For Kuper, the most rewarding accomplishment was bringing a global event to life. In 2014, she worked as the senior marketing manager for the Phoenix Mercury. With the WNBA All-Star game being held in Phoenix, she was responsible for marketing the event, which included the “marketing plan, ticket sales tactics, community outreach, season ticket holder inclusion, in-arena giveaways, downtown signage, promotions, and more.” During the process, she watched with pride as her efforts were successfully rolled out. “After the All-Star Game ended and the sold-out crowd cleared out of the arena,” she says, “all I could do was smile. Over the years I’ve had a lot of great memories on the Mercury court, but in that moment I had never felt more accomplished or eager for my next challenge.”
The Kelley community is also eager to see what this class can do. “We’re just getting to know the Class of 2018,” writes Ray Luther, executive director of the Kelley MBA program, “but we’re already impressed by what we’re seeing here as these students begin their MBA journey, both as individuals and as a unifying group. We always partner with our students to help them become the most polished and refined version of themselves; so when a class comes to us with such a wide and accomplished spectrum of experience as this year has, it’s an exciting prospect to imagine the “ultimate version” that will doubtless take shape, as they experience the coaching, support, and challenges of the Kelley MBA program!”
APPLICATIONS AND GMATS UP
The impressive accolades and big personalities are just the start with the Class of 2018. The class profile is pointed up as well. Applications surged from 1,471 in 2014-2015 to 1,532 in 2015-2016, which yielded a 185-member class and a 31% acceptance rate (up from 29% the previous year). Meanwhile, average GMAT scores climbed from 668 to 670, with median GMAT scores holding steady at 680. Overall, 37% of the class completed GMATs with a score of 700 or more, and overall, scores ranged from 550-760. Undergraduate GPAs came in at 3.34 on average, down a hair from 3.36 in the 2017, with 85% of the class boasting 3.0 or higher (including 37% with a 3.5 average or above). Among undergraduate majors, business came out on top at 38% of the class, followed by STEM (32%) and social sciences and humanities (27%).

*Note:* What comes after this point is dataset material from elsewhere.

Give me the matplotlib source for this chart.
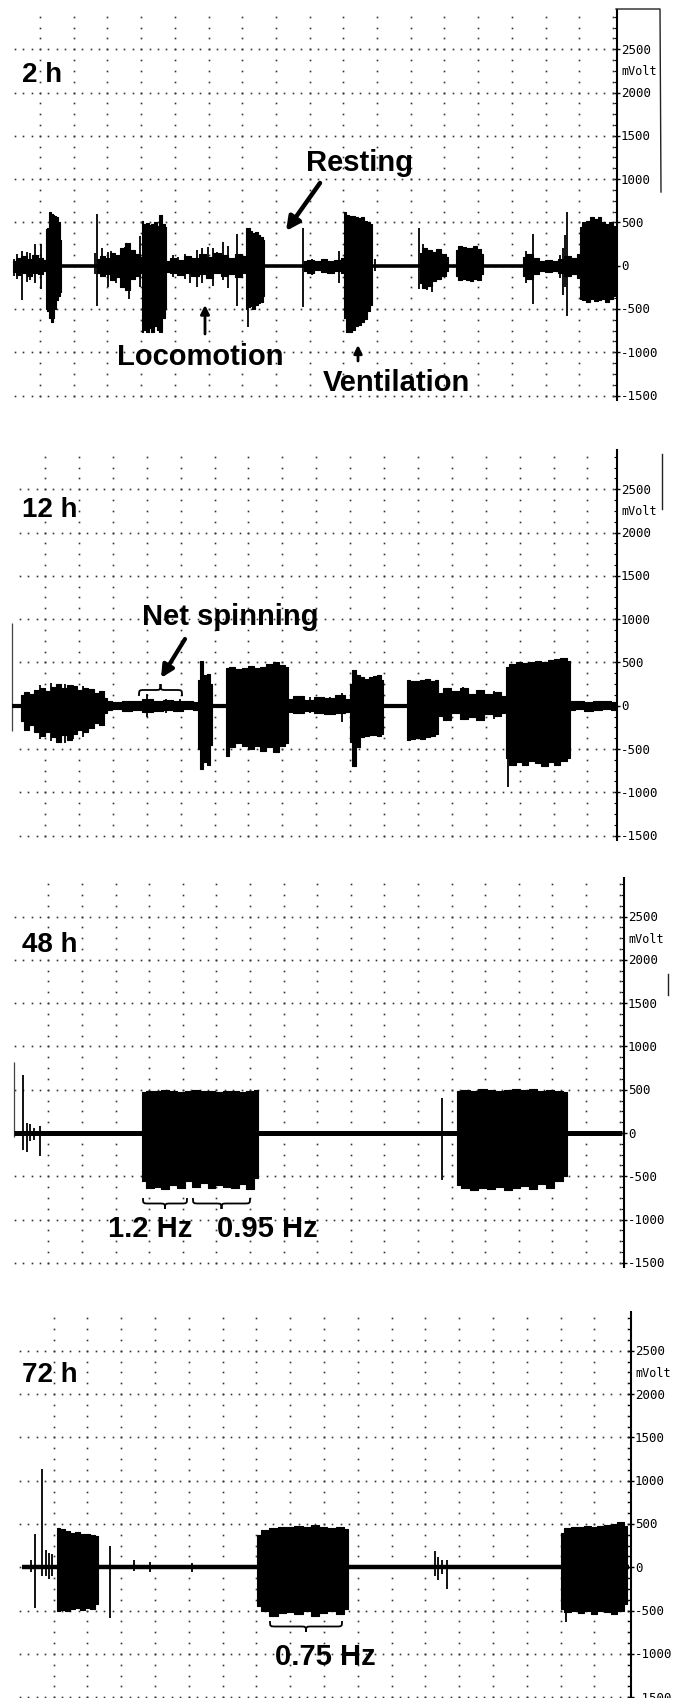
import numpy as np
import matplotlib.pyplot as plt
from matplotlib.path import Path
from matplotlib.patches import PathPatch, FancyArrowPatch
from matplotlib.lines import Line2D
from matplotlib.transforms import Affine2D, Bbox, TransformedBbox, blended_transform_factory

W, H = 691, 1699

# time in s (10 px per s on the chart paper), voltage in mV
# segments: (t_start, t_end, upper envelope, lower envelope)
# spikes: (t, top, bottom)

# ---- 2 h ----
P1_SEGMENTS = [
    (1.3, 4.6, [60, 90, 110, 80, 120, 90, 70], [-70, -110, -90, -120, -80, -100, -60]),
    (4.6, 6.1, [420, 430, 620, 600, 580, 570, 560, 500, 300],
     [-500, -520, -600, -650, -600, -500, -400, -350, -300]),
    (9.7, 14.2, [80, 110, 90, 150, 120, 200, 260, 180, 130, 100],
     [-90, -120, -100, -160, -130, -250, -280, -150, -120, -80]),
    (14.2, 16.6, [520, 480, 490, 470, 480, 500, 460, 590, 480, 450],
     [-760, -740, -770, -720, -760, -700, -740, -760, -600, -500]),
    (16.6, 24.6, [60, 90, 70, 110, 90, 130, 100, 150, 120, 90, 140, 110],
     [-70, -90, -110, -80, -120, -100, -140, -90, -120, -100, -130, -90]),
    (24.6, 26.4, [440, 430, 400, 380, 390, 360, 330, 300],
     [-500, -480, -470, -500, -450, -430, -420, -350]),
    (30.4, 34.4, [50, 70, 60, 80, 50, 70, 90], [-60, -80, -50, -70, -90, -60, -80]),
    (34.4, 37.2, [615, 580, 570, 575, 560, 550, 560, 520, 500, 480],
     [-600, -760, -770, -740, -700, -690, -650, -620, -520, -450]),
    (42.0, 44.8, [150, 200, 180, 160, 190, 140, 100], [-200, -260, -230, -180, -150, -120, -60]),
    (45.6, 48.3, [180, 230, 220, 200, 210, 230, 190, 140],
     [-120, -170, -150, -160, -180, -150, -170, -100]),
    (52.3, 58.0, [100, 140, 90, 60, 70, 50, 80, 110, 90, 130],
     [-120, -150, -100, -60, -70, -60, -80, -120, -100, -140]),
    (58.0, 61.5, [450, 500, 520, 560, 540, 560, 510, 480, 500, 460],
     [-380, -400, -420, -380, -410, -400, -390, -420, -380, -350]),
]
P1_SPIKES = [
    (1.4, 80, -120), (1.7, 130, -150), (2.2, 170, -400), (2.7, 160, -190), (3.0, 150, -160),
    (3.5, 250, -200), (4.1, 250, -270), (9.5, 150, -100), (9.7, 600, -460), (10.2, 200, -130),
    (10.8, 160, -250), (11.1, 170, -150), (11.6, 120, -200), (12.5, 220, -260), (12.9, 260, -380),
    (13.2, 180, -150), (14.0, 340, -250), (17.3, 120, -130), (17.8, 100, -90), (18.5, 130, -150),
    (19.0, 110, -200), (19.7, 180, -250), (20.2, 200, -200), (20.8, 220, -120), (21.3, 210, -230),
    (21.7, 160, -100), (22.3, 270, -160), (22.8, 230, -260), (23.7, 370, -460), (24.75, 440, -710),
    (30.3, 440, -480), (31.2, 80, -110), (33.9, 170, -200), (37.5, 80, -60), (41.9, 440, -270),
    (42.3, 250, -270), (42.7, 200, -280), (43.2, 170, -300), (52.6, 170, -200), (53.3, 370, -440),
    (56.0, 120, -140), (56.3, 200, -340), (56.5, 350, -250), (56.7, 620, -580),
]

# ---- 12 h ----
P2_SEGMENTS = [
    (2.1, 10.7, [120, 160, 140, 180, 200, 170, 220, 250, 200, 240, 230, 180, 210, 190, 150, 170, 90],
     [-180, -280, -220, -300, -350, -300, -360, -420, -340, -400, -330, -280, -300, -260, -200, -220, -90]),
    (10.7, 19.8, [50, 40, 60, 50, 80, 60, 70, 50, 60, 40], [-50, -40, -60, -50, -70, -60, -50, -60, -40, -50]),
    (19.8, 21.2, [300, 520, 350, 370, 250], [-500, -730, -650, -690, -450]),
    (22.6, 28.8, [430, 450, 420, 440, 460, 430, 450, 480, 500, 470, 450],
     [-580, -480, -430, -470, -500, -460, -520, -480, -540, -470, -430]),
    (28.8, 35.0, [80, 110, 70, 100, 90, 120, 80], [-70, -90, -60, -80, -100, -90, -70]),
    (35.0, 38.3, [250, 410, 360, 330, 310, 330, 340, 350, 300],
     [-420, -700, -480, -360, -350, -340, -340, -350, -330]),
    (40.7, 43.8, [300, 290, 280, 300, 310, 290, 300], [-400, -390, -370, -380, -360, -350, -330]),
    (43.9, 50.5, [150, 200, 170, 210, 140, 180, 130, 160, 110],
     [-120, -160, -90, -150, -130, -170, -100, -120, -90]),
    (50.6, 57.0, [450, 480, 500, 490, 510, 520, 500, 530, 540, 550, 520],
     [-600, -680, -650, -690, -640, -660, -700, -650, -680, -640, -600]),
    (57.0, 61.5, [50, 60, 40, 60, 50, 40], [-50, -40, -60, -50, -40, -50]),
]
P2_SPIKES = [
    (4.0, 240, -380), (5.1, 260, -410), (6.5, 250, -430), (7.3, 240, -390), (8.3, 230, -360),
    (14.7, 135, -135), (16.6, 80, -90), (18.0, 80, -70), (20.1, 520, -730), (20.8, 370, -690),
    (29.5, 110, -80), (31.0, 100, -90), (33.0, 100, -80), (34.2, 150, -190), (35.4, 410, -710),
    (44.9, 210, -170), (46.3, 220, -150), (49.4, 170, -150), (50.8, 400, -940),
]
P2_EDGE = (1.2, -290, 960)

# ---- 48 h ----
P3_SEGMENTS = [
    (14.2, 25.8, [470, 480, 490, 500, 480, 470, 490, 500, 480, 490, 470, 480, 490, 470, 485, 495],
     [-560, -640, -620, -650, -600, -640, -560, -620, -580, -640, -600, -620, -640, -590, -650, -520]),
    (45.7, 56.7, [480, 500, 490, 510, 500, 490, 500, 510, 495, 505, 480, 500, 490, 470],
     [-600, -640, -660, -630, -650, -620, -660, -640, -610, -650, -590, -640, -560, -500]),
]
P3_SPIKES = [
    (2.3, 670, -200), (2.7, 120, -220), (3.0, 100, -90), (3.4, 60, -80), (4.0, 80, -260),
    (44.2, 400, -540),
]
P3_EDGE = (1.4, -50, 820)

# ---- 72 h ----
P4_SEGMENTS = [
    (5.7, 9.8, [450, 440, 420, 400, 410, 380, 390, 370, 360],
     [-510, -490, -500, -480, -470, -490, -470, -480, -420]),
    (25.7, 34.8, [370, 430, 450, 460, 470, 480, 470, 485, 460, 450, 470, 440],
     [-450, -500, -560, -530, -520, -540, -510, -560, -530, -500, -540, -480]),
    (56.1, 62.7, [400, 450, 460, 470, 480, 460, 475, 490, 500, 520, 480],
     [-480, -520, -500, -530, -510, -540, -500, -520, -540, -500, -420]),
]
P4_SPIKES = [
    (3.1, 80, -60), (3.5, 390, -465), (4.2, 1130, -100), (4.6, 200, -100), (4.9, 170, -130),
    (5.2, 150, -100), (11.0, 250, -580), (13.4, 80, -40), (15.0, 60, -60), (19.2, 50, -60),
    (43.5, 190, -100), (43.8, 120, -150), (44.2, 80, -80), (44.7, 90, -245), (56.6, 300, -630),
]

LABELS = ['2 h', '12 h', '48 h', '72 h']
YTICKS = [2500, 2000, 1500, 1000, 500, 0, -500, -1000, -1500]

# layout in image pixels: zero line y, axis x, first paper column x, column step, trace start/end (s), baseline width
panels = [
    dict(seg=P1_SEGMENTS, spk=P1_SPIKES, edge=None, zero=266.7, axis=617, g0=40.0, gs=33.7, ts=1.3, te=61.6, blw=2.6),
    dict(seg=P2_SEGMENTS, spk=P2_SPIKES, edge=P2_EDGE, zero=706.7, axis=617, g0=45.0, gs=33.9, ts=1.2, te=61.5, blw=3.0),
    dict(seg=P3_SEGMENTS, spk=P3_SPIKES, edge=P3_EDGE, zero=1134.0, axis=624, g0=48.3, gs=33.6, ts=1.4, te=62.2, blw=3.6),
    dict(seg=P4_SEGMENTS, spk=P4_SPIKES, edge=None, zero=1568.3, axis=631, g0=53.5, gs=33.8, ts=2.2, te=62.9, blw=3.2),
]

PXMV = 0.0866
YLO, YHI = -1550, 2950

fig = plt.figure(figsize=(W / 100, H / 100), dpi=100)
IMG = Affine2D().scale(1 / W, -1 / H).translate(0, 1) + fig.transFigure

for p in panels:
    top_px = p['zero'] - YHI * PXMV
    bot_px = p['zero'] - YLO * PXMV
    ax = fig.add_axes([0, (H - bot_px) / H, p['axis'] / W, (bot_px - top_px) / H])
    tmax = p['axis'] / 10
    ax.set_xlim(0, tmax)
    ax.set_ylim(YLO, YHI)
    for s in ['left', 'top', 'bottom']:
        ax.spines[s].set_visible(False)
    ax.spines['right'].set_linewidth(1.5)
    ax.set_xticks([])
    ax.yaxis.tick_right()
    ax.set_yticks(YTICKS)
    ax.set_yticks(np.arange(-1500, 2876, 125), minor=True)
    ax.tick_params(axis='y', which='major', direction='inout', length=5, width=1, labelright=False)
    ax.tick_params(axis='y', which='minor', direction='in', length=2, width=0.8)
    ax.patch.set_alpha(0)

    # chart paper dots
    g0, gs = p['g0'] / 10, p['gs'] / 10
    cols = g0 + gs * np.arange(0, 20)
    cols = cols[cols < tmax - 0.25]
    cy = np.arange(-1500, 2876, 125)
    cx, cyy = np.meshgrid(cols, cy)
    ax.plot(cx.ravel(), cyy.ravel(), 's', ms=1.2, mew=0, color='#333333', zorder=1)
    rx = g0 + gs / 4 * np.arange(-4, 80)
    rx = rx[(rx > 1.2) & (rx < tmax - 0.2)]
    rxx, ryy = np.meshgrid(rx, np.arange(-1500, 2501, 500))
    ax.plot(rxx.ravel(), ryy.ravel(), 's', ms=1.2, mew=0, color='#333333', zorder=1)

    # trace
    ax.plot([p['ts'], p['te']], [0, 0], color='k', lw=p['blw'], solid_capstyle='butt', zorder=3)
    for t0, t1, tops, bots in p['seg']:
        x = np.linspace(t0, t1, len(tops))
        ax.fill_between(x, bots, tops, step='mid', color='k', lw=0.8, zorder=3)
    ts = [s[0] for s in p['spk']]
    ax.vlines(ts, [s[2] for s in p['spk']], [s[1] for s in p['spk']], color='k', lw=1.3, zorder=3)
    if p['edge']:
        ax.vlines(p['edge'][0], p['edge'][1], p['edge'][2], color='#444444', lw=0.9, zorder=2)

    # right-hand scale
    tr = blended_transform_factory(ax.transAxes, ax.transData)
    xo = 1 + 4 / p['axis']
    clip = TransformedBbox(Bbox([[0, max(H - bot_px, 0) / 100], [W / 100, H / 100]]), fig.dpi_scale_trans)
    for v in YTICKS:
        t = ax.text(xo, v, str(v), transform=tr, ha='left', va='center',
                    family='DejaVu Sans Mono', fontsize=9, clip_on=False)
        if v == -1500:
            t.set_clip_on(True)
            t.set_clip_box(clip)
    ax.text(xo, 2250, 'mVolt', transform=tr, ha='left', va='center',
            family='DejaVu Sans Mono', fontsize=8.5)

# scanning-frame remnants
for xs, ys in [([616, 660, 661], [10, 10, 193]), ([662, 662], [455, 510]), ([668, 668], [975, 996])]:
    fig.add_artist(Line2D(xs, ys, transform=IMG, color='#222222', lw=1))

TXT = dict(family=['Liberation Sans', 'DejaVu Sans'], weight='bold', color='k', transform=IMG, va='baseline')
for lab, (x, y) in zip(LABELS, [(22, 82), (22, 517), (22, 952), (22, 1382)]):
    fig.text(x, y, lab, fontsize=20, **TXT)

ANNOT = [('Resting', 306, 171), ('Locomotion', 117, 365), ('Ventilation', 323, 391),
         ('Net spinning', 142, 625), ('1.2 Hz', 108, 1237), ('0.95 Hz', 217, 1237),
         ('0.75 Hz', 275, 1665)]
for s, x, y in ANNOT:
    fig.text(x, y, s, fontsize=21, **TXT)

ARROWS = [((320, 184), (286, 232), 3.2, 20), ((205, 335), (205, 306), 2.0, 13),
          ((358, 362), (358, 346), 2.0, 12), ((185, 640), (161, 679), 3.0, 18)]
for a, b, lw, ms in ARROWS:
    fig.add_artist(FancyArrowPatch(a, b, transform=IMG, arrowstyle='-|>', mutation_scale=ms,
                                   lw=lw, color='k', shrinkA=0, shrinkB=0))


def brace(x0, x1, y_end, y_cusp):
    xm = (x0 + x1) / 2
    ym = (y_end + y_cusp) / 2
    r = min(6, (x1 - x0) / 6)
    verts = [(x0, y_end), (x0, ym), (x0, ym), (x0 + r, ym), (xm - r, ym),
             (xm, ym), (xm, ym), (xm, y_cusp), (xm, ym), (xm, ym), (xm + r, ym),
             (x1 - r, ym), (x1, ym), (x1, ym), (x1, y_end)]
    codes = [Path.MOVETO] + [Path.CURVE4] * 3 + [Path.LINETO] + [Path.CURVE4] * 6 + [Path.LINETO] + [Path.CURVE4] * 3
    fig.add_artist(PathPatch(Path(verts, codes), transform=IMG, fill=False, lw=1.3, color='k'))


brace(139, 182, 697, 685)
brace(143, 187, 1199, 1210)
brace(193, 250, 1199, 1210)
brace(270, 342, 1622, 1633)

fig.savefig('out.png', dpi=100)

Demographically, 30% of the class is comprised of women, up from 29%. The percentage of international students held steady at 36%. U.S. minorities, however, only account for 14% of the class, down four points from last year. Despite Kelley’s reputation as a “Midwest school,” just 27% of the class hails from the heartland, as sizable portions of the class feature students from the East (16%) and West (17%).